INPUT ROWS
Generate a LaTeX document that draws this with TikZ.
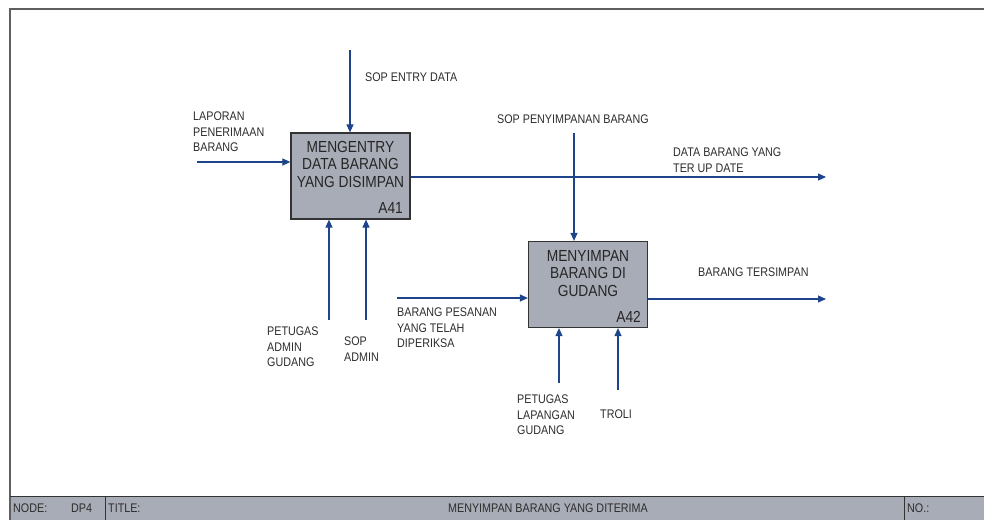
\documentclass[tikz,border=0pt]{standalone}
\usepackage{fontspec}
\setmainfont{Liberation Sans}
\newfontfamily\idefnarrow[FakeStretch=0.86]{Liberation Sans}
\usetikzlibrary{arrows.meta,calc}
\definecolor{flowblue}{RGB}{30,68,140}
\definecolor{boxgray}{RGB}{168,172,182}
\definecolor{framegray}{RGB}{95,95,95}
\definecolor{txtgray}{RGB}{45,45,45}

\begin{document}
\begin{tikzpicture}[x=1pt,y=-1pt,
  act/.style={draw=black!80,line width=1.2pt,fill=boxgray,minimum width=119pt,minimum height=86pt,inner sep=0pt},
  acttxt/.style={anchor=north,align=center,inner sep=0pt,font=\idefnarrow\fontsize{16}{17.5}\selectfont,text=black!85},
  actno/.style={anchor=base east,inner sep=0pt,font=\idefnarrow\fontsize{16}{17.5}\selectfont,text=black!85},
  ar/.style={-{Triangle[length=8pt,width=7pt]},flowblue,line width=1.1pt},
  lbl/.style={anchor=north west,align=left,inner sep=0pt,font=\idefnarrow\fontsize{12.5}{15.5}\selectfont,text=txtgray},
  bar/.style={anchor=west,inner sep=0pt,font=\idefnarrow\fontsize{12.5}{15}\selectfont,text=txtgray},
]
\useasboundingbox (0,0) rectangle (984,520);
% frame and title bar
\fill[boxgray] (10,496) rectangle (984,520);
\draw[framegray,line width=2pt] (984,9) -- (10,9) -- (10,520);
\draw[black!80,line width=1pt] (10,496) -- (984,496);
\draw[black!80,line width=1pt] (105,496) -- (105,520) (904,496) -- (904,520);
\node[bar] (nodelbl) at (13,508) {NODE:};
\node[bar] (nodeno) at (71,508) {DP4};
\node[bar] (titlelbl) at (108,508) {TITLE:};
\node[bar,anchor=center] (title) at (548,508) {MENYIMPAN BARANG YANG DITERIMA};
\node[bar] (nolbl) at (907,508) {NO.:};

% activities
\node[act] (a41) at (350.5,176) {};
\node[acttxt] (a41t) at ($(a41.north)+(0,8.7)$) {MENGENTRY\\DATA BARANG\\YANG DISIMPAN};
\node[actno] (a41n) at (403,213) {A41};
\node[act] (a42) at (588,284.5) {};
\node[acttxt] (a42t) at ($(a42.north)+(0,9)$) {MENYIMPAN\\BARANG DI\\GUDANG};
\node[actno] (a42n) at (641,322) {A42};

% A41 arrows
\coordinate (sopentry) at (350,50);
\draw[ar] (sopentry) -- (sopentry |- a41.north);
\node[lbl] (sopentryl) at (365,73) {SOP ENTRY DATA};
\coordinate (lapin) at (197,162);
\draw[ar] (lapin) -- (lapin -| a41.west);
\node[lbl] (lapinl) at (193,112) {LAPORAN\\PENERIMAAN\\BARANG};
\coordinate (dataout) at (826,177);
\draw[ar] (dataout -| a41.east) -- (dataout);
\node[lbl] (dataoutl) at (673,148) {DATA BARANG YANG\\TER UP DATE};
\coordinate (ptgadm) at (329,320);
\draw[ar] (ptgadm) -- (ptgadm |- a41.south);
\node[lbl] (ptgadml) at (267,327) {PETUGAS\\ADMIN\\GUDANG};
\coordinate (sopadm) at (366,320);
\draw[ar] (sopadm) -- (sopadm |- a41.south);
\node[lbl] (sopadml) at (344,337) {SOP\\ADMIN};

% A42 arrows
\coordinate (sopsimpan) at (574,133);
\draw[ar] (sopsimpan) -- (sopsimpan |- a42.north);
\node[lbl] (sopsimpanl) at (497,115) {SOP PENYIMPANAN BARANG};
\coordinate (pesanin) at (397,298);
\draw[ar] (pesanin) -- (pesanin -| a42.west);
\node[lbl] (pesaninl) at (397,308) {BARANG PESANAN\\YANG TELAH\\DIPERIKSA};
\coordinate (simpanout) at (826,299);
\draw[ar] (simpanout -| a42.east) -- (simpanout);
\node[lbl] (simpanoutl) at (698,268) {BARANG TERSIMPAN};
\coordinate (ptglap) at (559,383);
\draw[ar] (ptglap) -- (ptglap |- a42.south);
\node[lbl] (ptglapl) at (517,395) {PETUGAS\\LAPANGAN\\GUDANG};
\coordinate (troli) at (618,390);
\draw[ar] (troli) -- (troli |- a42.south);
\node[lbl] (trolil) at (600,410) {TROLI};
\end{tikzpicture}
\end{document}
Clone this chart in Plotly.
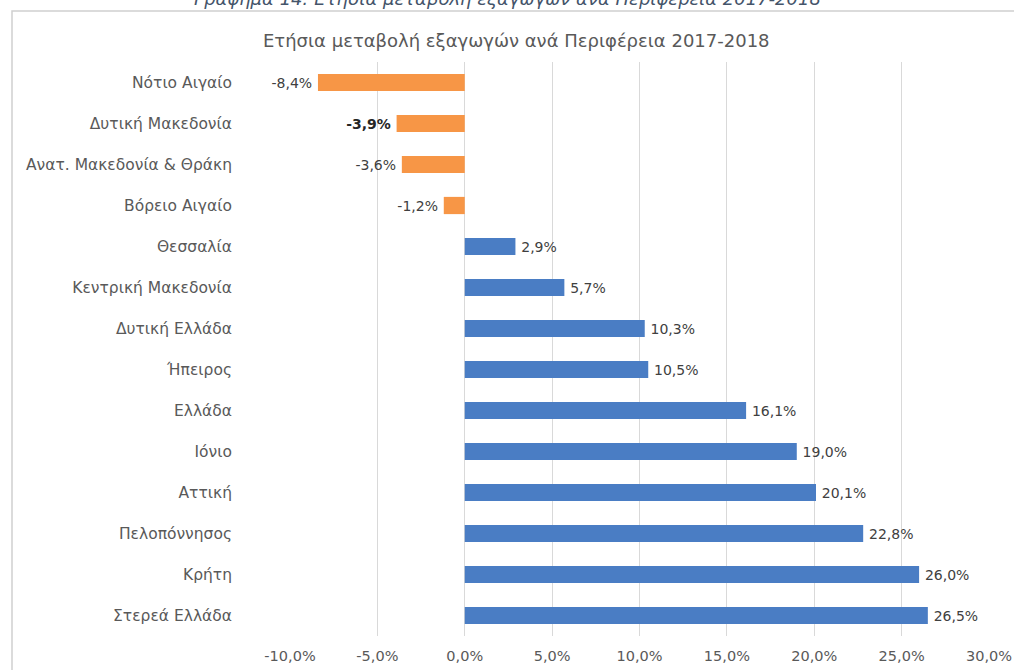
import plotly.graph_objects as go

regions = ["Νότιο Αιγαίο", "Δυτική Μακεδονία", "Ανατ. Μακεδονία & Θράκη", "Βόρειο Αιγαίο",
           "Θεσσαλία", "Κεντρική Μακεδονία", "Δυτική Ελλάδα", "Ήπειρος", "Ελλάδα", "Ιόνιο",
           "Αττική", "Πελοπόννησος", "Κρήτη", "Στερεά Ελλάδα"]
change = [-8.4, -3.9, -3.6, -1.2, 2.9, 5.7, 10.3, 10.5, 16.1, 19.0, 20.1, 22.8, 26.0, 26.5]
tick_vals = [-10, -5, 0, 5, 10, 15, 20, 25, 30]
tick_text = ["-10,0%", "-5,0%", "0,0%", "5,0%", "10,0%", "15,0%", "20,0%", "25,0%", "30,0%"]
bold_region = "Δυτική Μακεδονία"

FONT = "DejaVu Sans, sans-serif"

colors = ["#F79646" if v < 0 else "#4A7DC4" for v in change]
labels = []
for r, v in zip(regions, change):
    s = f"{v:.1f}".replace(".", ",") + "%"
    if r == bold_region:
        s = f"<b><span style='color:#262626'>{s}</span></b>"
    labels.append(s + "\u2009" if v < 0 else "\u2009" + s)

W, H = 1014, 670
L, R, T, B = 290, 25, 61.5, 33.5
pw, ph = W - L - R, H - T - B

def px(x):
    return (x - L) / pw

def py(y):
    return 1 - (y - T) / ph

fig = go.Figure(go.Bar(
    y=regions, x=change, orientation="h",
    marker=dict(color=colors, line=dict(width=0)),
    width=0.42,
    text=labels, textposition="outside", cliponaxis=False,
    textfont=dict(family=FONT, size=14, color="#404040"),
    hoverinfo="skip",
))

fig.update_layout(
    width=W, height=H,
    margin=dict(l=L, r=R, t=T, b=B),
    paper_bgcolor="white", plot_bgcolor="white",
    showlegend=False,
    font=dict(family=FONT, color="#595959"),
    xaxis=dict(range=[-10, 30], tickvals=tick_vals, ticktext=tick_text,
               showgrid=True, gridcolor="#D9D9D9", gridwidth=1,
               zeroline=False, showline=False, ticks="", automargin=False,
               tickfont=dict(family=FONT, size=14.5, color="#595959"), ticklabelstandoff=9,
               fixedrange=True),
    yaxis=dict(categoryorder="array", categoryarray=regions, autorange="reversed",
               showgrid=False, zeroline=False, showline=False, ticks="", automargin=False,
               tickfont=dict(family=FONT, size=15.5, color="#595959"), ticklabelstandoff=57,
               fixedrange=True),
    annotations=[
        dict(text="Ετήσια μεταβολή εξαγωγών ανά Περιφέρεια 2017-2018",
             xref="paper", yref="paper", x=px(516), y=py(40),
             xanchor="center", yanchor="middle", showarrow=False,
             font=dict(family=FONT, size=18, color="#595959")),
        dict(text="<i>Γράφημα 14: Ετήσια μεταβολή εξαγωγών ανά Περιφέρεια 2017-2018</i>",
             xref="paper", yref="paper", x=px(507), y=py(-2),
             xanchor="center", yanchor="middle", showarrow=False,
             font=dict(family=FONT, size=18, color="#44546A")),
    ],
    shapes=[
        dict(type="rect", xref="paper", yref="paper",
             x0=px(12), x1=px(1030), y0=py(690), y1=py(10.5),
             line=dict(color="#D0D0D0", width=1.5), fillcolor="rgba(0,0,0,0)", layer="below"),
    ],
)

fig.write_html("out.html", config={"displayModeBar": False},
               post_script="document.body.style.margin='0';document.body.style.overflow='hidden';")
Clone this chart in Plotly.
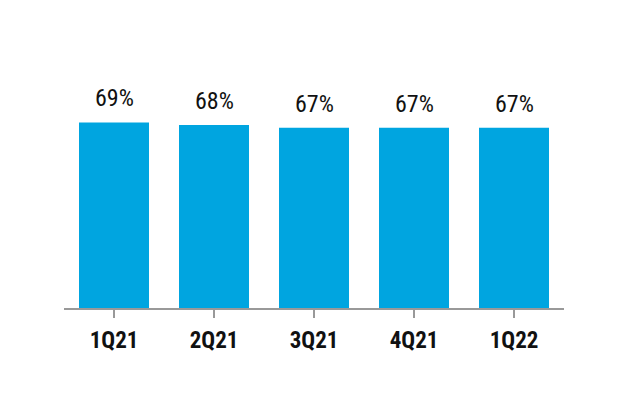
import plotly.graph_objects as go

categories = ["1Q21", "2Q21", "3Q21", "4Q21", "1Q22"]
values = [69, 68, 67, 67, 67]
labels = ["69%", "68%", "67%", "67%", "67%"]

FONT = "Liberation Sans Narrow, Arial Narrow, Roboto Condensed, Liberation Sans, sans-serif"

fig = go.Figure()
fig.add_trace(go.Bar(
    x=categories, y=values, width=0.7,
    marker=dict(color="#00A5E0", line=dict(width=0)),
    hoverinfo="skip",
))
for c, v, t in zip(categories, values, labels):
    fig.add_annotation(x=c, y=v, text=t, showarrow=False, yanchor="bottom",
                       yshift=8, font=dict(family=FONT, size=24, color="#111111"))

fig.update_layout(
    width=628, height=420,
    margin=dict(l=64, r=64, t=39, b=112),
    paper_bgcolor="white", plot_bgcolor="white",
    showlegend=False,
    bargap=0.3,
    xaxis=dict(
        range=[-0.5, 4.5], showline=True, linecolor="#999999", linewidth=2,
        ticks="outside", ticklen=8, tickwidth=2, tickcolor="#999999",
        ticklabelstandoff=2,
        tickfont=dict(family=FONT, size=23, color="#111111", weight="bold"),
        showgrid=False, zeroline=False, fixedrange=True,
    ),
    yaxis=dict(range=[0, 100], visible=False, fixedrange=True),
)

fig.write_html("out.html")
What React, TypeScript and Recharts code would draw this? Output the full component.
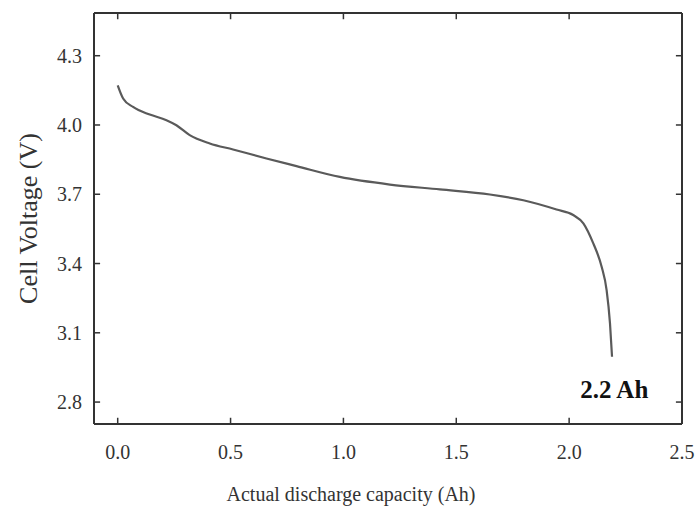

DIRECTIVE
Repeat exactly and only the lines from the start of the data above through the line that holds "(nolbl) at (907,508)", inclusive. Pictures do not belong in the copy.

COMPLETE OUTPUT
Generate a LaTeX document that draws this with TikZ.
\documentclass[tikz,border=0pt]{standalone}
\usepackage{fontspec}
\setmainfont{Liberation Sans}
\newfontfamily\idefnarrow[FakeStretch=0.86]{Liberation Sans}
\usetikzlibrary{arrows.meta,calc}
\definecolor{flowblue}{RGB}{30,68,140}
\definecolor{boxgray}{RGB}{168,172,182}
\definecolor{framegray}{RGB}{95,95,95}
\definecolor{txtgray}{RGB}{45,45,45}

\begin{document}
\begin{tikzpicture}[x=1pt,y=-1pt,
  act/.style={draw=black!80,line width=1.2pt,fill=boxgray,minimum width=119pt,minimum height=86pt,inner sep=0pt},
  acttxt/.style={anchor=north,align=center,inner sep=0pt,font=\idefnarrow\fontsize{16}{17.5}\selectfont,text=black!85},
  actno/.style={anchor=base east,inner sep=0pt,font=\idefnarrow\fontsize{16}{17.5}\selectfont,text=black!85},
  ar/.style={-{Triangle[length=8pt,width=7pt]},flowblue,line width=1.1pt},
  lbl/.style={anchor=north west,align=left,inner sep=0pt,font=\idefnarrow\fontsize{12.5}{15.5}\selectfont,text=txtgray},
  bar/.style={anchor=west,inner sep=0pt,font=\idefnarrow\fontsize{12.5}{15}\selectfont,text=txtgray},
]
\useasboundingbox (0,0) rectangle (984,520);
% frame and title bar
\fill[boxgray] (10,496) rectangle (984,520);
\draw[framegray,line width=2pt] (984,9) -- (10,9) -- (10,520);
\draw[black!80,line width=1pt] (10,496) -- (984,496);
\draw[black!80,line width=1pt] (105,496) -- (105,520) (904,496) -- (904,520);
\node[bar] (nodelbl) at (13,508) {NODE:};
\node[bar] (nodeno) at (71,508) {DP4};
\node[bar] (titlelbl) at (108,508) {TITLE:};
\node[bar,anchor=center] (title) at (548,508) {MENYIMPAN BARANG YANG DITERIMA};
\node[bar] (nolbl) at (907,508) {NO.:};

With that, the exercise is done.